E qui nel comasco ho visto chiudere a decine i piccoli terzisti che lavoravano la seta: una volta si comperava la seta grezza e la si lavorava qui, oggi Como è sempre il Distretto della Seta ma le fabbriche non ci sono più, arriva tutto dalla Cina: ed è logico che sia così, la seta si produce in Cina, mica in Italia (una volta la si produceva anche qui, ma oggi non esiste più la seta italiana).

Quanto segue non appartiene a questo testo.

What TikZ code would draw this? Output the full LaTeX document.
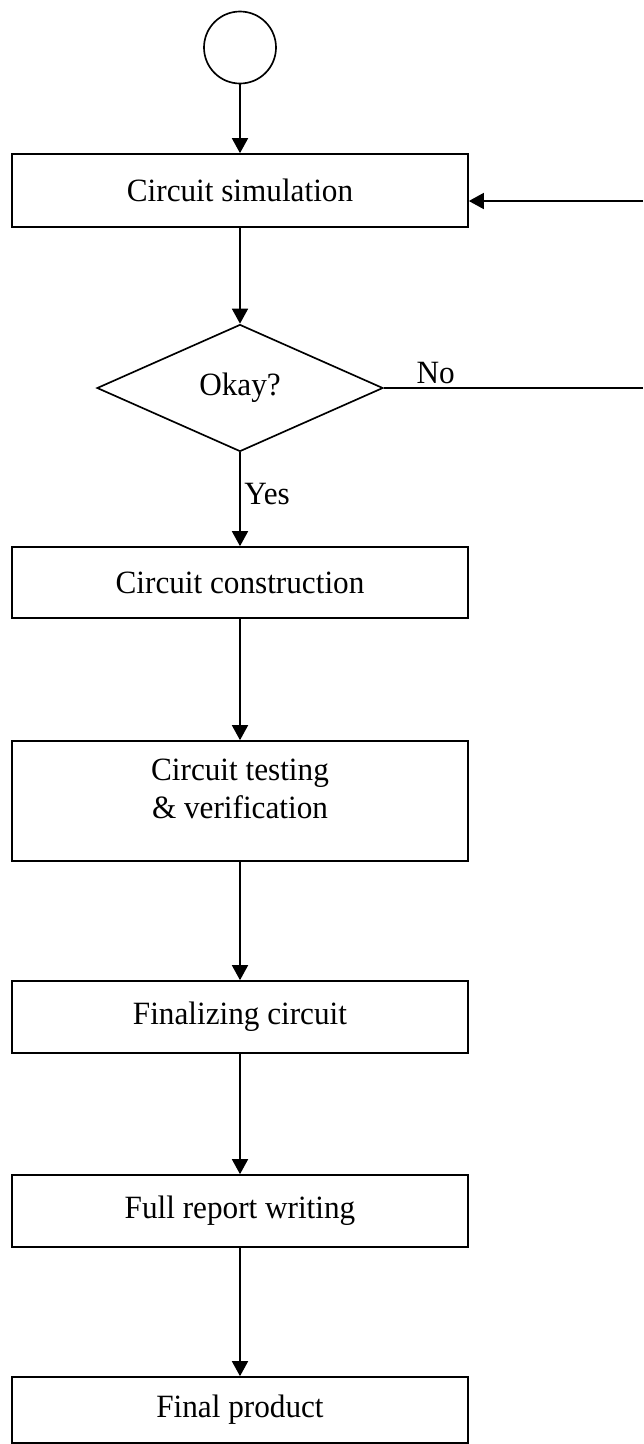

Di queste cose non si parla mai, caro Maz. Eppure è questo il nodo della questione...

Solimano ha detto...

Occhio che il passaggio dal mondo dei prodotti a quello dei servizi ha la stessa giustezza del passaggio dalla pastorizia all'agricoltura, dall'agricoltura alla industra pesante, dall'industra pesante all'industria leggera.
La pastorizia, l'agricoltura, l'industria pesante, l'industria leggera esistono ancora ed esisteranno sempre, ma in un certo senso passano in second'ordine nei paesi più evoluti. E comunque il servizio (che ha in sé un aspetto di immaterialità) è ben presente in tutte le fasi. Non bisogna confondere il servicing col financing, sono due cose diverse anche se permeabili. Sono invece preoccupato di un'altra cosa: l'incapacità italiana a svolgere attività ad alto valore aggiunto (che hanno in sé una componente servicing molto alta). Questo è il vero grande problema, perché nel non avere una ditta produttrice di automobili o nel non avere una compagnia aerea di bandiera vedo più vantaggi che svantaggi, ma nel non saper produrre innovazione prodotto/servizio vuol dire che noi siamo tagliati fuori. Gli americani hanno i loro problemi ma ci salteranno furi perché credono alla struttura ricerca/scienza/tecnologia noi no, perché facciamo finta di crederci e non premiamo la competizione di merito ma a quella di cordate.
Nelle forze armate statunitensi ormai tutti quelli che entrano sono immigrati; esattamente come succedeva al tempo dell'impero romano, in cui gli eserciti divennero di barbari al servizio dell'impero, che poi presentarono il conto. Però, il barbaro Obama è alla Casa Bianca...
Non credo più alla mano invisibile del mercato, ma alla giustezza storica di alcuni fenomeni ci credo.

saludos
Solimano

Giuliano ha detto...

Quando faccio questi discorsi faccio solo un conto dei posti di lavoro che si sono persi e che non torneranno. La fabbrichetta dove lavorava mio papà, 10-15 stipendi in meno; la fabbrica di termostati, 200-300; la stamperia di tessuti, 100-150.
Moltiplicata per tutta l'industriosa Brianza (e Lombardia), fa un bel problema in termini di ordine pubblico per il prossimo futuro.
Perchè finché la gente ha una casa e può mantenere i figli starà quieta, ma senza stipendio non è detto che duri la quiete. E' questo che mi preoccupa, e molto.